Hart, annoyed with this guy, goes to wash his hands, but the stranger stops him, saying “Hey man look, nobody’s perfect, and you’re only human… just learn from it man.” The scene changes to Kevin walking up the steps of his house, with the depressed instrument playing unaccompanied behind the final lyrics of the song:
“They tell me what’s done in the dark will find a way to shine
I done did so much that when you see you might go blind”
Hart lets out a slight laugh before entering his home, perhaps laughing about how foolish it would have been to throw away his marriage by getting with the girl at the bar. In reality, we know that Hart didn’t make this choice and ended up cheating on his wife. The final scene of the video is a shot that pans up to the sky, where clouds are formed as the words “choose wisely.” J. Cole’s final note is reflective of a central message of the KOD album: think before you act.

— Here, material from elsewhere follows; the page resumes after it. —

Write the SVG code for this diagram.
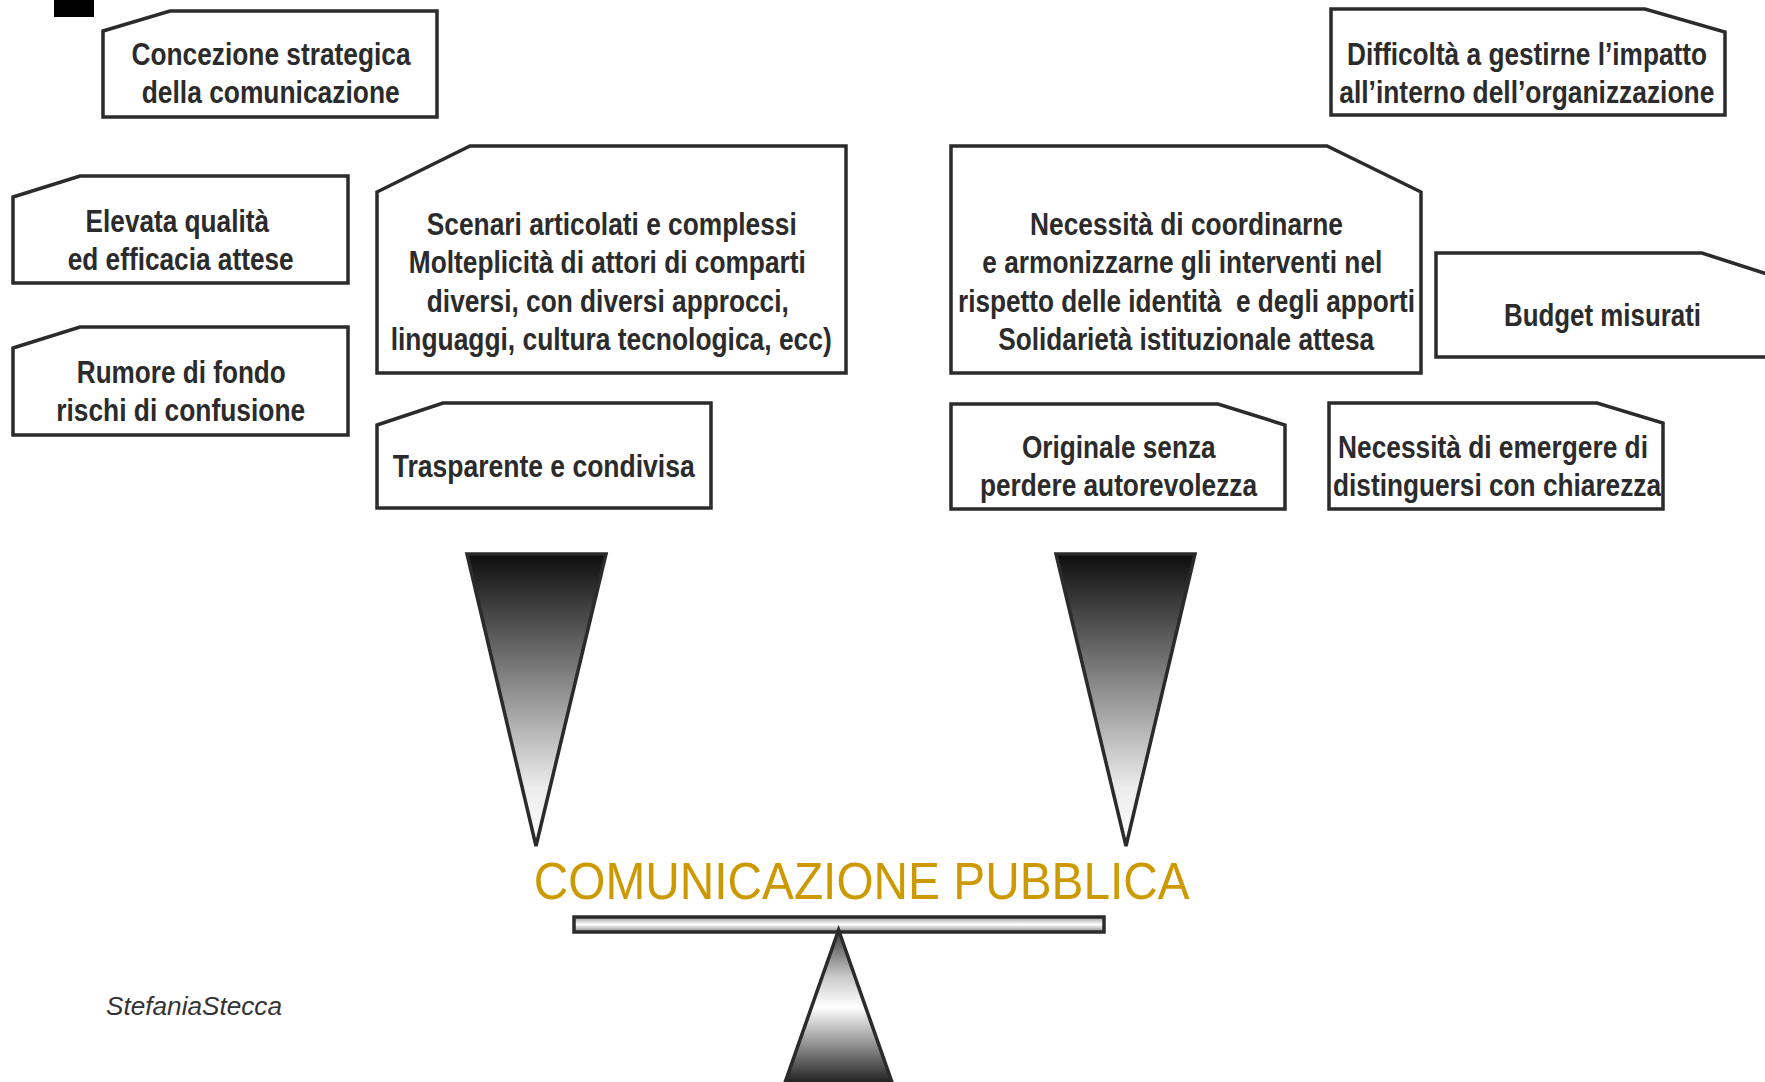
<svg xmlns="http://www.w3.org/2000/svg" width="1765" height="1082" viewBox="0 0 1765 1082">
<defs>
<style>
.box{fill:#fff;stroke:#2b2b2b;stroke-width:3.5;stroke-linejoin:miter}
.t{font-family:"Liberation Sans Narrow","Liberation Sans",Arial,sans-serif;font-weight:bold;font-size:31px;fill:#2b2b2b;text-anchor:middle}
.tri{stroke:#2b2b2b;stroke-width:3.5;stroke-linejoin:miter}
</style>
<linearGradient id="gDown" x1="0" y1="0" x2="0" y2="1">
<stop offset="0" stop-color="#0d0d0d"/>
<stop offset="0.45" stop-color="#8a8a8a"/>
<stop offset="0.8" stop-color="#ececec"/>
<stop offset="1" stop-color="#ffffff"/>
</linearGradient>
<linearGradient id="gBeam" x1="0" y1="0" x2="0" y2="1">
<stop offset="0" stop-color="#9a9a9a"/>
<stop offset="0.5" stop-color="#ffffff"/>
<stop offset="1" stop-color="#8a8a8a"/>
</linearGradient>
<linearGradient id="gFul" x1="0" y1="0" x2="0" y2="1">
<stop offset="0" stop-color="#3a3a3a"/>
<stop offset="0.3" stop-color="#c8c8c8"/>
<stop offset="0.5" stop-color="#ffffff"/>
<stop offset="1" stop-color="#1e1e1e"/>
</linearGradient>
</defs>
<rect width="1765" height="1082" fill="#ffffff"/>
<rect x="54" y="0" width="40" height="17" fill="#000"/>

<g id="n1">
<polygon class="box" points="103,31 170,11 437,11 437,117 103,117"/>
<text class="t" x="271" y="65" textLength="279" lengthAdjust="spacingAndGlyphs">Concezione strategica</text>
<text class="t" x="270.7" y="103" textLength="258" lengthAdjust="spacingAndGlyphs">della comunicazione</text>
</g>
<g id="n2">
<polygon class="box" points="13,197 80,176 348,176 348,283 13,283"/>
<text class="t" x="177.3" y="232" textLength="183.5" lengthAdjust="spacingAndGlyphs">Elevata qualità</text>
<text class="t" x="180.7" y="270" textLength="226" lengthAdjust="spacingAndGlyphs">ed efficacia attese</text>
</g>
<g id="n3">
<polygon class="box" points="13,348 80,327 348,327 348,435 13,435"/>
<text class="t" x="181.3" y="382.5" textLength="209" lengthAdjust="spacingAndGlyphs">Rumore di fondo</text>
<text class="t" x="180.7" y="421" textLength="249" lengthAdjust="spacingAndGlyphs">rischi di confusione</text>
</g>
<g id="n4">
<polygon class="box" points="377,192 470,146 846,146 846,373 377,373"/>
<text class="t" x="611.8" y="235" textLength="370" lengthAdjust="spacingAndGlyphs">Scenari articolati e complessi</text>
<text class="t" x="607.3" y="273" textLength="397" lengthAdjust="spacingAndGlyphs">Molteplicità di attori di comparti</text>
<text class="t" x="607.8" y="311.5" textLength="362" lengthAdjust="spacingAndGlyphs">diversi, con diversi approcci,</text>
<text class="t" x="611.2" y="350" textLength="441" lengthAdjust="spacingAndGlyphs">linguaggi, cultura tecnologica, ecc)</text>
</g>
<g id="n5">
<polygon class="box" points="377,425 443,403 711,403 711,508 377,508"/>
<text class="t" x="543.7" y="477" textLength="302" lengthAdjust="spacingAndGlyphs">Trasparente e condivisa</text>
</g>
<g id="n6">
<polygon class="box" points="951,146 1327,146 1421,192 1421,373 951,373"/>
<text class="t" x="1186.5" y="235" textLength="313" lengthAdjust="spacingAndGlyphs">Necessità di coordinarne</text>
<text class="t" x="1182.3" y="273" textLength="400" lengthAdjust="spacingAndGlyphs">e armonizzarne gli interventi nel</text>
<text class="t" x="1186.5" y="311.5" textLength="457" lengthAdjust="spacingAndGlyphs" xml:space="preserve">rispetto delle identità  e degli apporti</text>
<text class="t" x="1186.2" y="350" textLength="376" lengthAdjust="spacingAndGlyphs">Solidarietà istituzionale attesa</text>
</g>
<g id="n7">
<polygon class="box" points="951,404 1218,404 1285,425 1285,509 951,509"/>
<text class="t" x="1118.8" y="458" textLength="193.6" lengthAdjust="spacingAndGlyphs">Originale senza</text>
<text class="t" x="1118.5" y="496" textLength="277" lengthAdjust="spacingAndGlyphs">perdere autorevolezza</text>
</g>
<g id="n8">
<polygon class="box" points="1331,9 1645,9 1725,32 1725,115 1331,115"/>
<text class="t" x="1527" y="65" textLength="360" lengthAdjust="spacingAndGlyphs">Difficoltà a gestirne l’impatto</text>
<text class="t" x="1526.8" y="103" textLength="375" lengthAdjust="spacingAndGlyphs">all’interno dell’organizzazione</text>
</g>
<g id="n9">
<polygon class="box" points="1436,253 1702,253 1770,275 1770,357 1436,357"/>
<text class="t" x="1602.5" y="326" textLength="197" lengthAdjust="spacingAndGlyphs">Budget misurati</text>
</g>
<g id="n10">
<polygon class="box" points="1329,403 1597,403 1663,423 1663,509 1329,509"/>
<text class="t" x="1493" y="458" textLength="310" lengthAdjust="spacingAndGlyphs">Necessità di emergere di</text>
<text class="t" x="1497" y="496" textLength="328" lengthAdjust="spacingAndGlyphs">distinguersi con chiarezza</text>
</g>

<g id="connectors">
<polygon class="tri" fill="url(#gDown)" points="467,554 606,554 536,846"/>
<polygon class="tri" fill="url(#gDown)" points="1056,554 1195,554 1126,846"/>
</g>

<g id="balance">
<text x="861.7" y="899" font-family="'Liberation Sans Narrow','Liberation Sans',Arial,sans-serif" font-size="52" fill="#cc9a00" text-anchor="middle" textLength="656" lengthAdjust="spacingAndGlyphs">COMUNICAZIONE PUBBLICA</text>
<rect x="574" y="917" width="530" height="15" fill="url(#gBeam)" stroke="#2b2b2b" stroke-width="3.5"/>
<polygon class="tri" fill="url(#gFul)" points="838.6,930 892.6,1084 784.5,1084"/>
</g>

<text x="106" y="1015" font-family="'Liberation Sans',Arial,sans-serif" font-style="italic" font-size="25" fill="#333" textLength="176" lengthAdjust="spacingAndGlyphs">StefaniaStecca</text>
</svg>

The music video for the song “ATM” currently has 79 million views on YouTube. The song calls out how modern-day rappers are blinded by money and the consequences their greed has. An example being 50 Cent, who would constantly flaunt his wealth from his rap, but in 2015 was forced to file bankruptcy due to ill advised purchases. The video opens with a scene of Cole flying in the air on a throne, holding a dollar bill on a string behind him, as kids– flying on prescription drug containers– follow him through the air.
“Count it up, count it up, count it up, count it ” (x6)
The message is clear: many kids want to be like the rappers they listen to because of the money they get, but fail to see the harmful drug addictions that can often accompany fame. The song’s repetitive chorus then comes in:
The repetitiveness of the chorus deals with the overwhelming addiction rappers have to money, continually counting it as if wealth is the only thing that matters. After the chorus, Cole exhibits his lyrical genius through a fast-paced verse where he satirically raps, as though he is one of these greedy rappers. Along with the lyrics, the video shows a recurring shot of Cole in a straitjacket, in a room where the walls are covered with money. Cole raps:
“don’t give a f*** if it kills, it mix well
I’m only counting Big Bills Big Bills”
As I mentioned, I lost two of my favorite artists to drug overdoses. Cole is calling out the ridiculousness associated with some of their logic, commenting on how rappers mix drugs that are known for being fatal and completely ignoring the dire consequences. Like his “Kevin’s Heart” music video, Cole saves the best, or most meaningful, spectacle for last. The final scene shows Cole driving a convertible into the sky to chase a dollar bill on a string, however, he fails to reach it and the car falls out of the sky, crashing into the ground.
Since 2000, 77% of mainstream rap songs mention the use of prescription drugs. Additionally, there has been an increasing rate of rappers overdosing on prescription drugs. J. Cole has seen enough of his friends in the industry die. He has waged a war against negative influences in rap songs, and his KOD album won him a glorious battle.